A new study by a University of Georgia researcher, to be published soon in the Journal of Toxicology and Environmental Health, however, has found that many of the PCBs in the environment in this country may not be as carcinogenic as previously thought.
"We have better tools now than we did a few years ago to assess what is a carcinogen and what is not," said Dr. Mary Alice Smith, a UGA environmental toxicologist and author of the study. "This study raises an important issue -- how can we incorporate new knowledge gained from science into federal regulations quickly and easily?"
The project was funded in part by the Georgia Agricultural Experiment Stations and by a consulting firm working for the General Electric Corporation.
The issue of how to assess the risk accurately from PCBs is complicated, since there are many formulations of PCBs, from some that are not cancer-causing (using current definitions) to those that are serious threats, based on animal tests. Scientists made original estimates of how dangerous PCBs might be in the environment through the use of baseline information gathered on the most toxic PCBs. The problem, Smith asserts, is that most PCBs released in the environment aren't as toxic as those used to define baseline standards years ago.
Beginning in 1929, PCBs were manufactured for a variety of uses, especially as insulating fluids in transformers and capacitors but also for use in adhesives, inks, paints, lubricants and plastics. More than 750,000 tons of the oily liquids may have been released into the environment. PCBs are a family of some 209 chemical compounds composed of carbon, hydrogen and chlorine and are extremely stable over a variety of conditions. Unfortunately, that stability came back to haunt scientists when it was discovered that PCBs caused cancer in laboratory animals and may cause human health problems. Because the compounds persist under many conditions, they were found to be almost pervasive in the environment -- especially in soils, due to leaks from transformers and industrial accidents.
Starting in the early 1970s, PCBs were found in fish, wildlife and in human organs, blood, fatty tissue and milk. Worse, PCBs tend to become more concentrated as they move up the food chain from microbiota toward humans, where they can cause skin lesions, liver disease and may cause birth defects or cancer. More than half the people in the United States have some PCBs in their bodies, researchers say.
Despite the ban on production of PCBs, Smith said there are likely many transformers insulated with PCBs still on utility poles.
"I decided to look at the issue of carcinogenicity again because new scientific information over the past few years has changed how we classify cancers and tumors," said Smith. "Pathologists now use a different set of criteria to call a cell a cancerous cell."
Because of the new standards, a group of pathologists brought together by the Food and Drug Administration, the Environmental Protection Agency and business in 1990 took the original slides of tissues from laboratory rats examined in the 1970s and 1980s and re-evaluated them.

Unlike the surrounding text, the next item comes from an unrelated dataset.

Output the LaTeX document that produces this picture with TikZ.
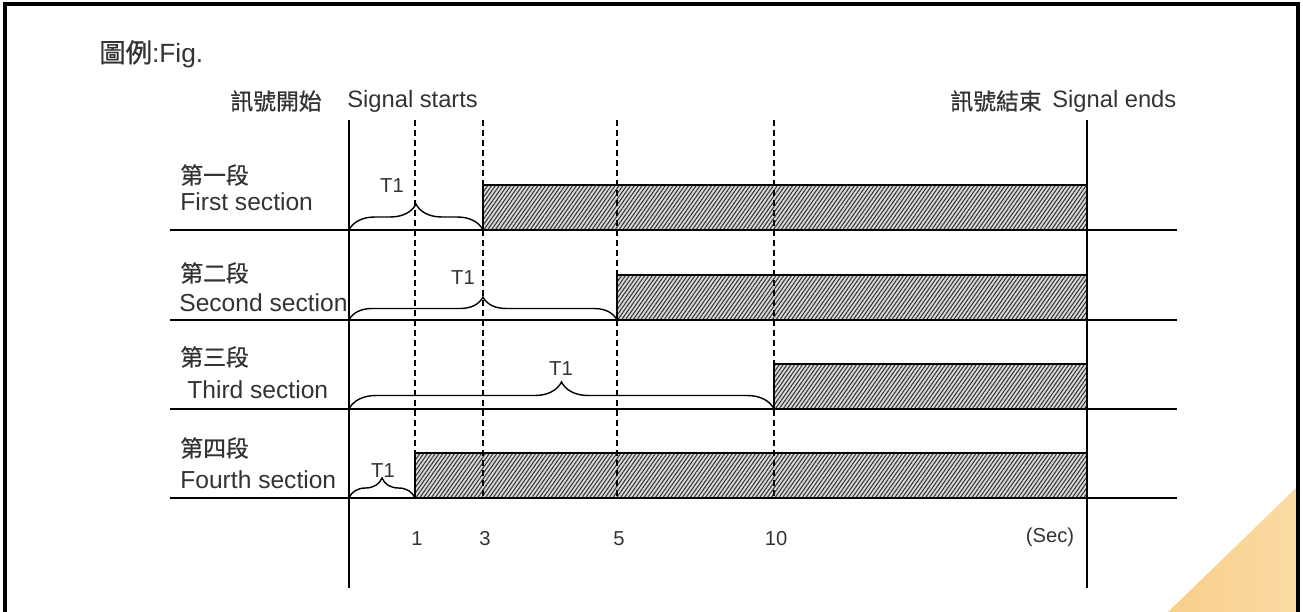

The study results showed that all PCBs are not equally potent in causing cancer, according to Smith.
The EPA uses a test called a cancer slope factor to estimate the lifetime probability that an individual will develop cancer as the result of exposure to a particular level of a potential carcinogen. Smith's study was in part a response to see if the panel's 1990 reassessment of PCB toxicity would change the cancer slope factor. She also wanted to see if three PCB formulations of different chlorine content were equally potent tumor producers.
"What we found was that animal test results were based on the most toxic kind of PCBs, while less toxic forms were most often used in the environment," said Smith.
"This means that most environmental PCBs are probably less carcinogenic than we thought. And we are starting to see a change in focus regarding PCBs. At one time, we focused all our regulations on how carcinogenic PCBs are, but maybe some other things need to be driving the regulations now."
Despite the finding, PCBs remain a serious environmental threat. If anything, Smith's research may refocus attention on other effects of PCBs beside cancer-causing ones.
Cleanup of PCB-contaminated sites is expensive, since contaminated soils have to be dug up and taken to detoxification sites. (Even there, it is not easy, since heat-degraded PCBs produce chemicals called dioxins, which have problems all their own.) Since 1973, a number of microorganisms that can degrade PCBs have been isolated and characterized, but so far this method of clean-up has been relatively unsuccessful.
One study cited in Smith's paper claims that it could cost as much as $100 billion to remove PCBs from the environment. Smith believes that clean-up efforts should be based on the specific PCB formulation found at a site, not based on overall recommendations made more than two decades ago.